▶ _Stated exercise_: In the lines below, output everything from the first line through the line containing "from matplotlib.lines import Line2D" exactly as it is. Pictures are not part of the output.

▶ _Information shown_:
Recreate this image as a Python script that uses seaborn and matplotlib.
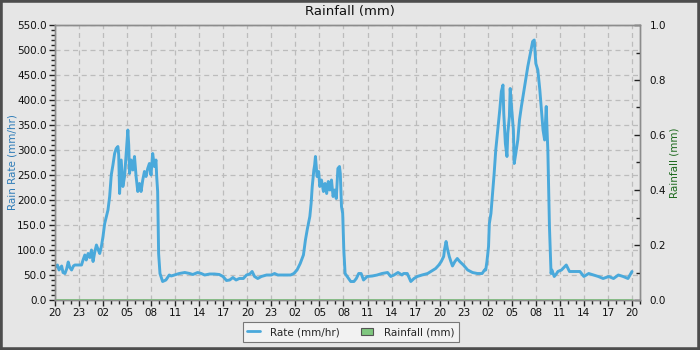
import pandas as pd
import matplotlib
matplotlib.use('Agg')
import matplotlib.pyplot as plt
import seaborn as sns
from matplotlib.ticker import MultipleLocator, FormatStrFormatter
from matplotlib.patches import Patch, Rectangle
from matplotlib.lines import Line2D

# hours counted from 20:00 on the first day, rain rate in mm/hr
rate_hours = [
    0.0, 0.3, 0.5, 0.83, 1.0, 1.24, 1.45, 1.65, 1.85, 2.07, 2.3, 2.48, 2.9, 3.31, 3.5,
    3.72, 3.9, 4.13, 4.35, 4.55, 4.75, 4.95, 5.17, 5.4, 5.58, 5.8, 5.99, 6.2, 6.61, 6.82,
    7.02, 7.23, 7.44, 7.64, 7.85, 7.95, 8.06, 8.26, 8.47, 8.68, 8.88, 9.09, 9.2, 9.3, 9.5,
    9.71, 9.92, 10.12, 10.33, 10.54, 10.74, 10.95, 11.16, 11.36, 11.57, 11.78, 11.98, 12.19,
    12.4, 12.6, 12.69, 12.81, 12.93, 13.1, 13.43, 13.84, 14.26,
    14.5, 15.1, 15.5, 16.2, 16.8, 17.2, 17.8, 18.25, 18.67, 19.3, 19.9, 20.5, 20.96, 21.4,
    21.8, 22.2, 22.6, 23.0, 23.5, 23.9, 24.3, 24.6, 24.9, 25.3, 25.75, 26.4, 27.0, 27.4,
    27.8, 28.5, 29.1, 29.4, 29.8,
    30.2, 30.6, 31.0, 31.25, 31.5, 31.8, 31.96, 32.1, 32.3, 32.4, 32.5, 32.6, 32.7, 32.9,
    33.04, 33.25, 33.5, 33.7, 33.9, 34.1, 34.3, 34.5, 34.7, 34.9, 35.1, 35.3, 35.5, 35.6,
    35.75, 35.9, 36.04, 36.2, 36.46, 36.9, 37.3, 37.6, 37.9, 38.2, 38.5, 38.96, 39.6, 40.2,
    40.8, 41.5, 41.9, 42.3, 42.8, 43.3, 43.5,
    43.96, 44.4, 44.8, 45.2, 45.8, 46.5, 47.1, 47.5, 47.9, 48.2, 48.5, 48.6, 48.8, 48.96,
    49.2, 49.4, 49.6, 49.9, 50.2, 50.5, 50.96, 51.5, 52.1, 52.7, 53.3,
    53.6, 53.75, 53.9, 54.1, 54.2, 54.4, 54.6, 54.8, 55.0, 55.25, 55.5, 55.7, 55.9, 56.0,
    56.2, 56.4, 56.5, 56.7, 56.8, 57.0, 57.2, 57.3, 57.5, 57.75, 57.96, 58.2, 58.4, 58.6,
    58.8, 59.0, 59.2, 59.4, 59.6, 59.8, 60.0, 60.25, 60.5, 60.7, 60.9, 61.1, 61.3, 61.4,
    61.5, 61.7, 61.9, 62.0, 62.3, 62.6, 62.75, 63.2, 63.8, 64.2, 64.9, 65.5, 66.0, 66.6,
    67.2, 67.8, 68.4, 69.1, 69.7, 70.3, 70.9, 71.5, 72.0,
]
rate_mmhr = [
    65, 70, 60, 68, 55, 53, 62, 76, 65, 60, 68, 70, 70, 70, 80,
    90, 80, 93, 85, 100, 77, 95, 110, 100, 93, 108, 127, 153, 180, 207,
    250, 270, 293, 303, 307, 290, 213, 280, 227, 247, 293, 340, 310, 253, 280,
    260, 287, 247, 217, 233, 217, 240, 257, 247, 263, 273, 250, 293,
    267, 280, 247, 217, 93, 53, 37, 40, 50,
    48, 51, 53, 55, 53, 51, 55, 53, 50, 52, 52, 51, 47, 39,
    40, 45, 40, 43, 43, 50, 52, 57, 47, 43, 47, 50, 50, 53,
    50, 50, 50, 50, 53,
    60, 73, 90, 120, 143, 167, 193, 227, 260, 270, 287, 267, 247, 257,
    227, 240, 217, 233, 213, 237, 220, 240, 207, 220, 203, 263, 267, 253,
    187, 173, 100, 53, 47, 37, 37, 43, 53, 53, 40, 47, 48, 50,
    53, 55, 47, 50, 55, 50, 53,
    53, 37, 43, 47, 50, 53, 59, 63, 70, 77, 87, 100, 117, 103,
    87, 77, 68, 77, 83, 77, 70, 60, 55, 53, 53,
    60, 60, 77, 107, 153, 173, 213, 253, 300, 340, 380, 417, 430, 373,
    313, 287, 333, 367, 423, 380, 340, 273, 293, 320, 360, 387, 407, 427,
    447, 467, 483, 500, 517, 520, 473, 460, 420, 380, 340, 320, 387, 340,
    300, 147, 53, 60, 47, 53, 57, 60, 70, 57, 57, 57, 47, 53,
    50, 47, 43, 47, 43, 50, 47, 43, 57,
]

# rainfall total stayed at zero for the whole period
rain_hours = [0, 6, 12, 18, 24, 30, 36, 42, 48, 54, 60, 66, 72]
rain_mm = [0.0, 0.0, 0.0, 0.0, 0.0, 0.0, 0.0, 0.0, 0.0, 0.0, 0.0, 0.0, 0.0]

tick_hours = list(range(0, 73, 3))
tick_labels = ['20', '23', '02', '05', '08', '11', '14', '17',
               '20', '23', '02', '05', '08', '11', '14', '17',
               '20', '23', '02', '05', '08', '11', '14', '17', '20']

df_rate = pd.DataFrame({'hour': rate_hours, 'rate': rate_mmhr})
df_rain = pd.DataFrame({'hour': rain_hours, 'rain': rain_mm})

bg = '#e6e6e6'
blue = '#4aa9db'
green = '#7fc77f'

sns.set_style('whitegrid', {
    'axes.facecolor': bg,
    'figure.facecolor': bg,
    'grid.color': '#bcbcbc',
    'grid.linestyle': (0, (4, 3)),
    'axes.edgecolor': '#8c8c8c',
})
plt.rcParams['font.family'] = ['DejaVu Sans']

fig = plt.figure(figsize=(7, 3.5), dpi=100)
ax = fig.add_axes([55 / 700, 50 / 350, 585 / 700, 275 / 350])

sns.lineplot(data=df_rate, x='hour', y='rate', ax=ax, color=blue, linewidth=2.1)

ax.set_xlim(0, 73)
ax.set_ylim(0, 550)
ax.yaxis.set_major_locator(MultipleLocator(50))
ax.yaxis.set_minor_locator(MultipleLocator(10))
ax.yaxis.set_major_formatter(FormatStrFormatter('%.1f'))
ax.set_xticks(tick_hours)
ax.set_xticklabels(tick_labels)
ax.xaxis.set_minor_locator(MultipleLocator(1))
ax.tick_params(axis='both', which='major', labelsize=7.5, length=4, width=1,
               color='#222222', labelcolor='#111111', pad=2)
ax.tick_params(axis='both', which='minor', length=3, width=1, color='#222222')
ax.tick_params(axis='x', which='both', bottom=True)
ax.tick_params(axis='y', which='both', left=True)
ax.grid(True, which='major', linewidth=0.9)
ax.set_xlabel('')
ax.set_ylabel('Rain Rate (mm/hr)', color='#2e7cb8', fontsize=7.5, labelpad=0)
for s in ax.spines.values():
    s.set_linewidth(1)

ax2 = ax.twinx()
sns.lineplot(data=df_rain, x='hour', y='rain', ax=ax2, color=green, linewidth=2)
ax2.set_ylim(0, 1.0)
ax2.set_xlim(0, 73)
ax2.grid(False)
ax2.yaxis.set_major_locator(MultipleLocator(0.2))
ax2.yaxis.set_minor_locator(MultipleLocator(0.1))
ax2.yaxis.set_major_formatter(FormatStrFormatter('%.1f'))
ax2.tick_params(axis='y', which='major', direction='in', length=4, width=1,
                labelsize=7.5, color='#222222', labelcolor='#111111', pad=7, right=True)
ax2.tick_params(axis='y', which='minor', direction='in', length=3, width=1,
                color='#222222', right=True)
ax2.set_ylabel('Rainfall (mm)', color='#1f6b1f', fontsize=7.5, labelpad=2)
for s in ax2.spines.values():
    s.set_linewidth(1)
    s.set_color('#8c8c8c')

fig.text(0.5, 1 - 12 / 350, 'Rainfall (mm)', ha='center', va='center',
         fontsize=9.5, color='#111111')

handles = [Line2D([0], [0], color=blue, linewidth=2),
           Patch(facecolor=green, edgecolor='#555555', linewidth=0.8)]
leg = fig.legend(handles, ['Rate (mm/hr)', 'Rainfall (mm)'], loc='lower center',
                 bbox_to_anchor=(0.501, 3 / 350), ncol=2, fontsize=7.5, frameon=True,
                 fancybox=False, edgecolor='#777777', facecolor='#f2f2f2',
                 handlelength=1.2, handleheight=0.7, columnspacing=2.0,
                 borderpad=0.45, handletextpad=1.0)
leg.get_frame().set_linewidth(0.8)
leg.get_frame().set_alpha(1)

fig.patches.append(Rectangle((0, 0), 1, 1, transform=fig.transFigure, fill=False,
                             edgecolor='#4d4d4d', linewidth=4, zorder=10))

fig.savefig('out.png', dpi=100, facecolor=bg)
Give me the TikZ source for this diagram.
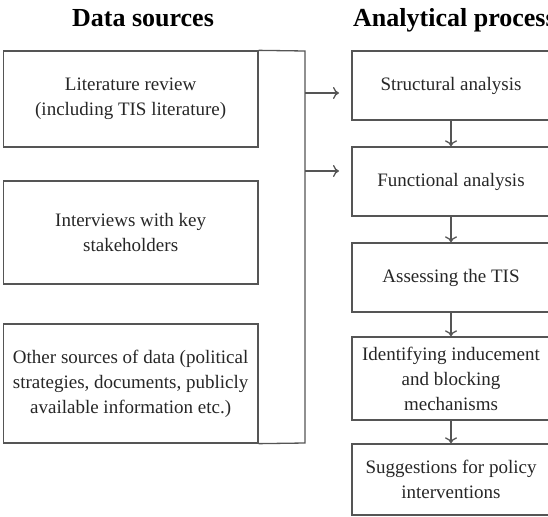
\documentclass[tikz,border=0pt]{standalone}
\usepackage{fontspec}
\setmainfont{Liberation Serif}
\usetikzlibrary{arrows.meta}
\definecolor{linegray}{HTML}{555555}
\definecolor{textgray}{HTML}{262626}
\tikzset{
  box/.style={draw=linegray, line width=1.3pt, rectangle, inner sep=0pt, align=center,
    text=textgray, font=\fontsize{19}{25}\selectfont},
  title/.style={font=\bfseries\fontsize{26}{30}\selectfont, text=black, inner sep=0pt},
  conn/.style={draw=linegray, line width=1.3pt},
  arr/.style={conn, -{Computer Modern Rightarrow[length=6pt,width=12pt]}},
}
\begin{document}
\begin{tikzpicture}[x=1pt,y=-1pt]
\useasboundingbox (0,0) rectangle (548,516);
% titles
\node[title, anchor=base] (t1) at (143,27) {Data sources};
\node[title, anchor=base west] (t2) at (353,27) {Analytical process};
% left boxes
\node[box, minimum width=254.7pt, minimum height=96pt] (l1) at (130.65,99)
  {Literature review\\(including TIS literature)};
\node[box, minimum width=254.7pt, minimum height=103pt] (l2) at (130.65,232.5)
  {Interviews with key\\stakeholders};
\node[box, minimum width=254.7pt, minimum height=119pt] (l3) at (130.65,383.5)
  {Other sources of data (political\\strategies, documents, publicly\\available information etc.)};
% right boxes
\node[box, minimum width=198pt, minimum height=69pt] (r1) at (451,85.5) {Structural analysis};
\node[box, minimum width=198pt, minimum height=69pt] (r2) at (451,181.5) {Functional analysis};
\node[box, minimum width=198pt, minimum height=69pt] (r3) at (451,277.5) {Assessing the TIS};
\node[box, minimum width=198pt, minimum height=83pt] (r4) at (451,378.5)
  {Identifying inducement\\and blocking\\mechanisms};
\node[box, minimum width=198pt, minimum height=71pt] (r5) at (451,479.5)
  {Suggestions for policy\\interventions};
% bracket
\coordinate (bt) at (305,51);
\coordinate (bb) at (305,443);
\coordinate (a1s) at (305,93);
\coordinate (a1e) at (339,93);
\coordinate (a2s) at (305,171);
\coordinate (a2e) at (339,171);
\draw[conn] (l1.north east) -- (bt) -- (bb) -- (l3.south east);
\draw[arr] (a1s) -- (a1e);
\draw[arr] (a2s) -- (a2e);
% down arrows
\draw[arr] (r1) -- (r2);
\draw[arr] (r2) -- (r3);
\draw[arr] (r3) -- (r4);
\draw[arr] (r4) -- (r5);
\end{tikzpicture}
\end{document}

▶ _Written solution_:
Recreate this image as a Python script that uses seaborn and matplotlib.
import pandas as pd
import matplotlib
matplotlib.use('Agg')
import matplotlib.pyplot as plt
import seaborn as sns
from matplotlib.ticker import MultipleLocator, FormatStrFormatter
from matplotlib.patches import Patch, Rectangle
from matplotlib.lines import Line2D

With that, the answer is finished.